Aquarium Advice Apprentice
Joined
Aug 27, 2017
Messages
11
Hi. I'm hoping someone has an idea what could be happening here..I have a 10gal aquarium that I put bottled spring water in, along with a pennywort and some hornwort. It's aerated and has light. The only animals in it were about 8 small ghost shrimp and I put food in for them since there was no accumulation of anything for them to eat. The first night, 3 died, the following day, atleast 2 more. I can't see the remaining ones anywhere.
 
Yes. And acclimated them by leaving their bag floating in the tank for about an hour. Also, looks like I still have a few live ones this morning. Little buggers are hard to see. I actually did it this way because I read something about using ghost shrimp to get a tank ready for other fish....looked it up last night, and they were talking about dead shrimp to add ammonia. I've never bothered to cycle a tank before though and never had any problems (had never heard of cycling)
 
It could the the shrimp. Often sold as feeders, sometimes their care prior to selling might be subpar since they only need to be alive long enough to be consumed.

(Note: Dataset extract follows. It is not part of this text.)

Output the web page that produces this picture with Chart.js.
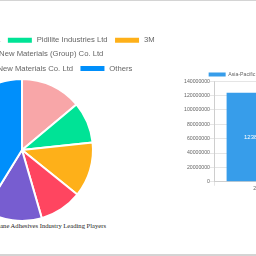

The water conditions that they were in versus the spring water could be vastly different. For acclimation, I usually place the new fish/shrimp in a bucket and drip tank water in at a slow rate (for an hour or two). It allows the new inhabitants to slowly adjust to the tank water.
Unless your source/tap water is horrible, I would use that over spring water.
 
My tap water is extremely bad... Thanks, I will try the slow drip with the next batch. And maybe get them somewhere else.
 
Sorry to hear about the tap water. Serious shrimpers use a combination of RODI plus a remineralizer. Adjust it to a particular TDS range.
I'm not one of those. My tap is fine for my fish and shrimp. I have a couple of neocardina shrimp tanks (red cherries, yellows).
An inexpensive TDS meter and pH/GH/KH test kits would be handy to have. It will tell you things about your source water (spring, tap) and your tank water and how stable you maintain those parameters.